Funicular station in Istanbul, Turkey

Karaköy is a station on the historic Tünel funicular railway in Beyoğlu, Istanbul. Located on Tersane Avenue, just north of the Golden Horn, it is the southern and lower terminus of the 573 m railway. The station is located on the ground floor of the IETT General Headquarters Building.

==Overview==

Karaköy station is located at Tersane Avenue No:9 and is on the ground floor of the IETT General Headquarters Building. The entrance to the station is located on the southeast corner of the building, while the exit is located on the west side of the building. The station is at-grade at the base of Galata Hill. The tunnel begins at the northern end of the platforms, as the track heads straight into the hill and up to Beyoğlu. Like its counterpart station, Beyoğlu, the Spanish solution is used at Karaköy, as the east platform is for boarding passengers and the west platform is for exiting passengers. The station is integrated within the citywide smartcard system, Istanbulkart, and turnstiles are located at the station's entrance.

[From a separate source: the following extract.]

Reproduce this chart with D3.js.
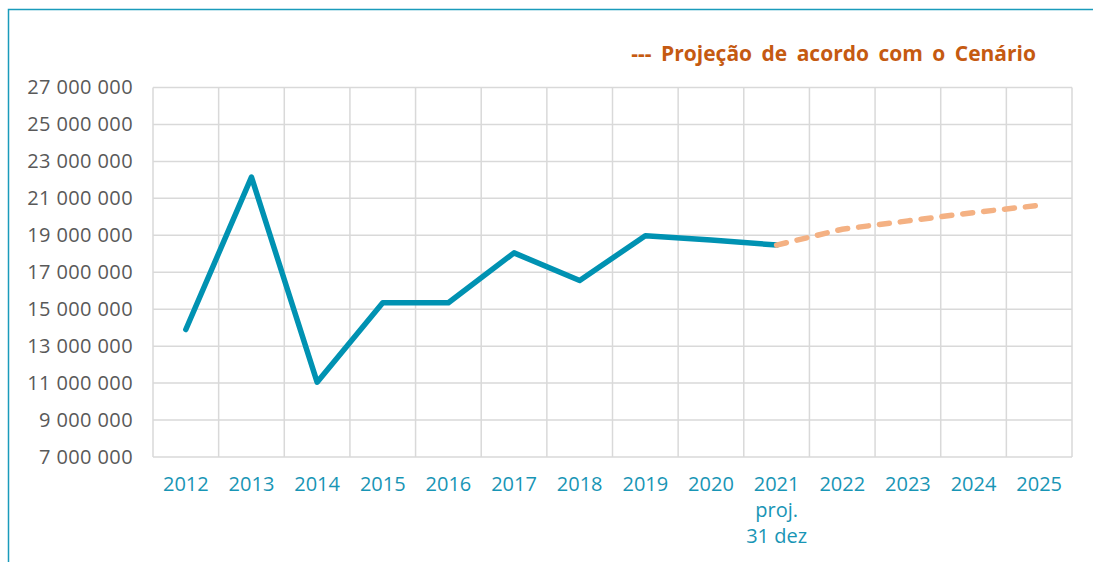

Connection to the T1 line of the Istanbul Tram to Kabataş or Bağcılar is available along with ferry service from the two piers in Karaköy. Municipal ferries, operated by Şehir Hatları, depart from Karaköy Pier located east of Karaköy station, on Rıhtım Avenue. Private ferries, operated by Turyol, depart from Turyol's Karaköy Pier located one block south of Karaköy station. Connection to several IETT city bus lines on Kemeraltı Avenue is also available.

==History==

Karaköy station, along with Beyoğlu station, is one of the oldest subterranean urban railway stations in the world. Construction began in the summer of 1871 and was completed in 1874, along with the rest of the railway line. Karaköy station officially opened, along with Tünel, on 17 January 1875 as Galata station. The station was originally built with two tracks and two side platforms and was powered by a steam engine. The station building was a two-story structure, built mostly from wood. On 25 August 1875, the cable carrying the northbound train snapped towards near Beyoğlu and the car began to plunge backward toward Karaköy. A major accident was averted as the driver was able to hit the emergency brakes and stop the train just 40 m short of Karaköy station.

Karaköy station, along with the railway, was nationalized and bought by IETT in 1939, which continued to operate the railway. Karaköy station temporarily closed down in 1968 for IETT to modernize and electrify the railway. Since the steam engine was replaced by an electric engine, the wooden Karaköy station building needed to be replaced. The station was modernized and rebuilt into a stone structure and officially reopened on 2 November 1971. In 1981, the construction of the IETT General Headquarters Building began and was completed in 1983. This 7-story building was built on top of Karaköy station.

Connection to Istanbul's modern tram network became available in 2005, when the T1 line was extended from Eminönü to Karaköy.

==Nearby places of interest==
- Galata Bridge - The oldest bridge across the Golden Horn.
- Bankalar Avenue - The financial center of the Ottoman Empire.